Verbreitet engagieren sich derlei Vereine im sozialen Bereich oder mit bürgerschaftlichem Engagement. In Mittelsachsen etwa ist eine Gruppierung namens »Jugend packt an« aktiv. Ihr Motto dürfte Anklang in breiten Bevölkerungskreisen finden - zumal es »weder parteipolitische noch ideologische Motive vordergründig deutlich« werden lasse, heißt es in der Broschüre. Damit falle »eine Distanzierung deutlich schwerer«, sagt Solveig Höppner von einem der Mobilen Beratungsteams des Kulturbüros - etwa, wenn die Initiative Spenden an Tierheime überreiche und sich in den sozialen Netzwerken mit derlei uneigennützigem Engagement brüste.

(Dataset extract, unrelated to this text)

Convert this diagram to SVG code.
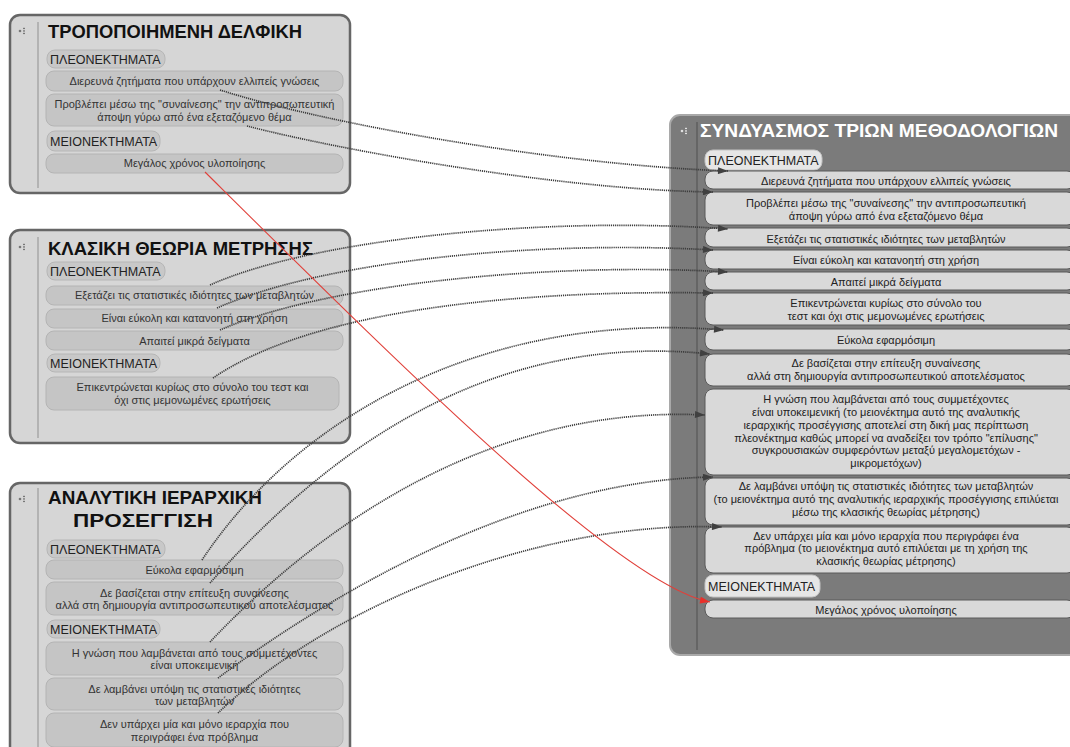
<svg xmlns="http://www.w3.org/2000/svg" width="1070" height="747" viewBox="0 0 1070 747">
  <defs>
    <style>
      text { font-family: "Liberation Sans", Arial, sans-serif; }
      .box { fill: #d6d6d6; stroke: #666666; stroke-width: 2.5; }
      .boxR { fill: #7b7b7b; stroke: #a9a9a9; stroke-width: 2; }
      .div { stroke: #9c9c9c; stroke-width: 1.2; }
      .divR { stroke: #5e5e5e; stroke-width: 1.5; }
      .title { font-size: 18.5px; font-weight: bold; fill: #111; }
      .titleR { font-size: 19px; font-weight: bold; fill: #ffffff; }
      .pill { fill: #c8c8c8; stroke: #b6b6b6; stroke-width: 1; }
      .pillR { fill: #e6e6e6; stroke: #c4c4c4; stroke-width: 1; }
      .ptxt { font-size: 12.5px; fill: #222; }
      .item { fill: #c5c5c5; stroke: #b4b4b4; stroke-width: 1; }
      .itemR { fill: #d9d9d9; stroke: #5a5a5a; stroke-width: 1; }
      .itxt { font-size: 11px; fill: #333; text-anchor: middle; }
      .itxtR { font-size: 11px; fill: #222; text-anchor: middle; }
      .ico { fill: #777; }
      .icoR { fill: #e0e0e0; }
      .link { fill: none; stroke: #3c3c3c; stroke-width: 1.7; stroke-dasharray: 1.2 0.9; }
      .linkRed { fill: none; stroke: #e0403a; stroke-width: 1.1; }
    </style>
    <marker id="arrow" viewBox="0 0 10 7" refX="10" refY="3.5" markerWidth="11" markerHeight="7" markerUnits="userSpaceOnUse" orient="auto">
      <path d="M0,0 L10,3.5 L0,7 z" fill="#404040"/>
    </marker>
    <marker id="arrowRed" viewBox="0 0 10 7" refX="10" refY="3.5" markerWidth="11" markerHeight="7" markerUnits="userSpaceOnUse" orient="auto">
      <path d="M0,0 L10,3.5 L0,7 z" fill="#e8302a"/>
    </marker>
    <g id="icon">
      <circle cx="0" cy="0" r="1.3"/>
      <rect x="3" y="-3.2" width="2" height="1.3"/>
      <rect x="3" y="-0.7" width="2" height="1.3"/>
      <rect x="3" y="1.8" width="2" height="1.3"/>
    </g>
  </defs>

  <rect width="1070" height="747" fill="#ffffff"/>

  <!-- Τροποποιημένη Δελφική -->
  <g id="node-delphi">
    <rect class="box" x="10" y="15" width="340" height="178" rx="10"/>
    <line class="div" x1="38" y1="22" x2="38" y2="188"/>
    <use href="#icon" class="ico" x="20" y="31"/>
    <text class="title" x="48" y="38" textLength="254" lengthAdjust="spacingAndGlyphs">ΤΡΟΠΟΠΟΙΗΜΕΝΗ ΔΕΛΦΙΚΗ</text>
    <rect class="pill" x="47" y="50" width="118" height="18" rx="8"/>
    <text class="ptxt" x="50" y="64">ΠΛΕΟΝΕΚΤΗΜΑΤΑ</text>
    <rect class="item" x="46" y="71" width="297" height="20" rx="8"/>
    <text class="itxt" x="194.5" y="85">Διερευνά ζητήματα που υπάρχουν ελλιπείς γνώσεις</text>
    <rect class="item" x="46" y="94" width="297" height="32" rx="8"/>
    <text class="itxt" x="194.5" y="108">Προβλέπει μέσω της "συναίνεσης" την αντιπροσωπευτική</text>
    <text class="itxt" x="194.5" y="121">άποψη γύρω από ένα εξεταζόμενο θέμα</text>
    <rect class="pill" x="47" y="131" width="113" height="20" rx="8"/>
    <text class="ptxt" x="50" y="146">ΜΕΙΟΝΕΚΤΗΜΑΤΑ</text>
    <rect class="item" x="46" y="154" width="297" height="19" rx="8"/>
    <text class="itxt" x="194.5" y="167">Μεγάλος χρόνος υλοποίησης</text>
  </g>

  <!-- Κλασική θεωρία μέτρησης -->
  <g id="node-ctt">
    <rect class="box" x="10" y="230" width="340" height="213" rx="10"/>
    <line class="div" x1="38" y1="237" x2="38" y2="438"/>
    <use href="#icon" class="ico" x="20" y="247"/>
    <text class="title" x="48" y="255" textLength="265" lengthAdjust="spacingAndGlyphs">ΚΛΑΣΙΚΗ ΘΕΩΡΙΑ ΜΕΤΡΗΣΗΣ</text>
    <rect class="pill" x="47" y="262" width="118" height="18" rx="8"/>
    <text class="ptxt" x="50" y="276">ΠΛΕΟΝΕΚΤΗΜΑΤΑ</text>
    <rect class="item" x="46" y="286" width="297" height="19" rx="8"/>
    <text class="itxt" x="194.5" y="299">Εξετάζει τις στατιστικές ιδιότητες των μεταβλητών</text>
    <rect class="item" x="46" y="309" width="297" height="19" rx="8"/>
    <text class="itxt" x="194.5" y="322">Είναι εύκολη και κατανοητή στη χρήση</text>
    <rect class="item" x="46" y="331" width="297" height="19" rx="8"/>
    <text class="itxt" x="194.5" y="345">Απαιτεί μικρά δείγματα</text>
    <rect class="pill" x="47" y="354" width="113" height="18" rx="8"/>
    <text class="ptxt" x="50" y="368">ΜΕΙΟΝΕΚΤΗΜΑΤΑ</text>
    <rect class="item" x="46" y="377" width="293" height="33" rx="8"/>
    <text class="itxt" x="192.5" y="391">Επικεντρώνεται κυρίως στο σύνολο του τεστ και</text>
    <text class="itxt" x="192.5" y="404">όχι στις μεμονωμένες ερωτήσεις</text>
  </g>

  <!-- Αναλυτική ιεραρχική προσέγγιση -->
  <g id="node-ahp">
    <rect class="box" x="10" y="483" width="340" height="275" rx="10"/>
    <line class="div" x1="38" y1="488" x2="38" y2="747"/>
    <use href="#icon" class="ico" x="20" y="499"/>
    <text class="title" x="48" y="504" textLength="214" lengthAdjust="spacingAndGlyphs">ΑΝΑΛΥΤΙΚΗ ΙΕΡΑΡΧΙΚΗ</text>
    <text class="title" x="73" y="527" textLength="140" lengthAdjust="spacingAndGlyphs">ΠΡΟΣΕΓΓΙΣΗ</text>
    <rect class="pill" x="47" y="540" width="118" height="18" rx="8"/>
    <text class="ptxt" x="50" y="554">ΠΛΕΟΝΕΚΤΗΜΑΤΑ</text>
    <rect class="item" x="46" y="560" width="297" height="19" rx="8"/>
    <text class="itxt" x="194.5" y="574">Εύκολα εφαρμόσιμη</text>
    <rect class="item" x="46" y="582" width="297" height="33" rx="8"/>
    <text class="itxt" x="194.5" y="597">Δε βασίζεται στην επίτευξη συναίνεσης</text>
    <text class="itxt" x="194.5" y="609">αλλά στη δημιουργία αντιπροσωπευτικού αποτελέσματος</text>
    <rect class="pill" x="47" y="620" width="113" height="18" rx="8"/>
    <text class="ptxt" x="50" y="634">ΜΕΙΟΝΕΚΤΗΜΑΤΑ</text>
    <rect class="item" x="46" y="642" width="297" height="33" rx="8"/>
    <text class="itxt" x="194.5" y="657">Η γνώση που λαμβάνεται από τους συμμετέχοντες</text>
    <text class="itxt" x="194.5" y="669">είναι υποκειμενική</text>
    <rect class="item" x="46" y="678" width="297" height="32" rx="8"/>
    <text class="itxt" x="194.5" y="693">Δε λαμβάνει υπόψη τις στατιστικές ιδιότητες</text>
    <text class="itxt" x="194.5" y="705">των μεταβλητών</text>
    <rect class="item" x="46" y="713" width="297" height="34" rx="8"/>
    <text class="itxt" x="194.5" y="728">Δεν υπάρχει μία και μόνο ιεραρχία που</text>
    <text class="itxt" x="194.5" y="741">περιγράφει ένα πρόβλημα</text>
  </g>

  <!-- Συνδυασμός τριών μεθοδολογιών -->
  <g id="node-combined">
    <rect class="boxR" x="670" y="115" width="410" height="540" rx="10"/>
    <line class="divR" x1="697" y1="122" x2="697" y2="650"/>
    <use href="#icon" class="icoR" x="682" y="131"/>
    <text class="titleR" x="700" y="137" textLength="358" lengthAdjust="spacingAndGlyphs">ΣΥΝΔΥΑΣΜΟΣ ΤΡΙΩΝ ΜΕΘΟΔΟΛΟΓΙΩΝ</text>
    <rect class="pillR" x="705" y="150" width="117" height="20" rx="8"/>
    <text class="ptxt" x="708" y="165">ΠΛΕΟΝΕΚΤΗΜΑΤΑ</text>
    <rect class="itemR" x="705" y="171" width="370" height="18" rx="8"/>
    <text class="itxtR" x="886" y="185">Διερευνά ζητήματα που υπάρχουν ελλιπείς γνώσεις</text>
    <rect class="itemR" x="705" y="192" width="370" height="33" rx="8"/>
    <text class="itxtR" x="886" y="207">Προβλέπει μέσω της "συναίνεσης" την αντιπροσωπευτική</text>
    <text class="itxtR" x="886" y="220">άποψη γύρω από ένα εξεταζόμενο θέμα</text>
    <rect class="itemR" x="705" y="228" width="370" height="19" rx="8"/>
    <text class="itxtR" x="886" y="243">Εξετάζει τις στατιστικές ιδιότητες των μεταβλητών</text>
    <rect class="itemR" x="705" y="250" width="370" height="19" rx="8"/>
    <text class="itxtR" x="886" y="264">Είναι εύκολη και κατανοητή στη χρήση</text>
    <rect class="itemR" x="705" y="272" width="370" height="18" rx="8"/>
    <text class="itxtR" x="886" y="286">Απαιτεί μικρά δείγματα</text>
    <rect class="itemR" x="705" y="293" width="370" height="32" rx="8"/>
    <text class="itxtR" x="886" y="307">Επικεντρώνεται κυρίως στο σύνολο του</text>
    <text class="itxtR" x="886" y="320">τεστ και όχι στις μεμονωμένες ερωτήσεις</text>
    <rect class="itemR" x="705" y="329" width="370" height="21" rx="8"/>
    <text class="itxtR" x="886" y="344">Εύκολα εφαρμόσιμη</text>
    <rect class="itemR" x="705" y="354" width="370" height="32" rx="8"/>
    <text class="itxtR" x="886" y="367">Δε βασίζεται στην επίτευξη συναίνεσης</text>
    <text class="itxtR" x="886" y="380">αλλά στη δημιουργία αντιπροσωπευτικού αποτελέσματος</text>
    <rect class="itemR" x="705" y="389" width="370" height="86" rx="8"/>
    <text class="itxtR" x="886" y="403">Η γνώση που λαμβάνεται από τους συμμετέχοντες</text>
    <text class="itxtR" x="886" y="416">είναι υποκειμενική (το μειονέκτημα αυτό της αναλυτικής</text>
    <text class="itxtR" x="886" y="429">ιεραρχικής προσέγγισης αποτελεί στη δική μας περίπτωση</text>
    <text class="itxtR" x="886" y="442">πλεονέκτημα καθώς μπορεί να αναδείξει τον τρόπο "επίλυσης"</text>
    <text class="itxtR" x="886" y="454">συγκρουσιακών συμφερόντων μεταξύ μεγαλομετόχων -</text>
    <text class="itxtR" x="886" y="467">μικρομετόχων)</text>
    <rect class="itemR" x="705" y="478" width="370" height="47" rx="8"/>
    <text class="itxtR" x="886" y="490">Δε λαμβάνει υπόψη τις στατιστικές ιδιότητες των μεταβλητών</text>
    <text class="itxtR" x="886" y="503">(το μειονέκτημα αυτό της αναλυτικής ιεραρχικής προσέγγισης επιλύεται</text>
    <text class="itxtR" x="886" y="516">μέσω της κλασικής θεωρίας μέτρησης)</text>
    <rect class="itemR" x="705" y="527" width="370" height="46" rx="8"/>
    <text class="itxtR" x="886" y="540">Δεν υπάρχει μία και μόνο ιεραρχία που περιγράφει ένα</text>
    <text class="itxtR" x="886" y="552">πρόβλημα (το μειονέκτημα αυτό επιλύεται με τη χρήση της</text>
    <text class="itxtR" x="886" y="565">κλασικής θεωρίας μέτρησης)</text>
    <rect class="pillR" x="705" y="575" width="115" height="22" rx="8"/>
    <text class="ptxt" x="708" y="591">ΜΕΙΟΝΕΚΤΗΜΑΤΑ</text>
    <rect class="itemR" x="705" y="600" width="370" height="18" rx="8"/>
    <text class="itxtR" x="886" y="614">Μεγάλος χρόνος υλοποίησης</text>
  </g>

  <!-- connectors -->
  <g id="connectors">
    <path class="link" marker-end="url(#arrow)" d="M220,90 C330,125 560,165 728,171"/>
    <path class="link" marker-end="url(#arrow)" d="M247,126 C340,150 560,190 713,192"/>
    <path class="link" marker-end="url(#arrow)" d="M210,285 C315,238 550,216 728,229"/>
    <path class="link" marker-end="url(#arrow)" d="M217,308 C325,260 540,240 713,250"/>
    <path class="link" marker-end="url(#arrow)" d="M220,330 C330,282 560,262 728,272"/>
    <path class="link" marker-end="url(#arrow)" d="M213,378 C320,305 540,290 713,293"/>
    <path class="link" marker-end="url(#arrow)" d="M202,560 C295,420 480,310 724,330"/>
    <path class="link" marker-end="url(#arrow)" d="M210,583 C320,460 480,330 710,354"/>
    <path class="link" marker-end="url(#arrow)" d="M210,642 C330,515 500,405 705,415"/>
    <path class="link" marker-end="url(#arrow)" d="M218,678 C330,595 520,480 713,477"/>
    <path class="link" marker-end="url(#arrow)" d="M218,713 C330,605 540,520 722,527"/>
    <path class="linkRed" marker-end="url(#arrowRed)" d="M205,172 C400,365 620,585 710,602"/>
  </g>
</svg>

Nicht selten geben die Initiativen vor, sich um Bedürftige wie Wohnungslose zu kümmern, die von der Politik vernachlässigt würden. Eines der Motive sei es, der Linken mit der sozialen Frage »ein letztes Steckenpferd abzunehmen«, heißt es in der Broschüre. Allerdings beschränkt sich das Engagement meist auf deutsche Bedürftige, die, so der mehr oder weniger unterschwellige Vorwurf, von der Politik im Vergleich zu Migranten benachteiligt würden. Ein Motto wie »Dresdner Bürger helfen Dresdner Obdachlosen und Bedürftigen« ist damit durchaus als Ausschlussklausel zu verstehen - was freilich dem Grundgedanken sozialer Arbeit widerspricht, schreibt in einem Gastbeitrag für die Broschüre Michael Richter, Landesgeschäftsführer des Paritätischen Wohlfahrtsverbandes Sachsen. Dessen Mitglieder kümmerten sich um Menschen aufgrund von Benachteiligungen, »nicht aufgrund ihres Deutschseins«. Wenn in Vereinen aber »Deutsche nur Deutschen helfen«, spalte das die Gemeinschaft und »verschärft Probleme, statt sie zu lösen«. Was allerdings, so muss man unterstellen, bei der extremen Rechten durchaus gewollt ist.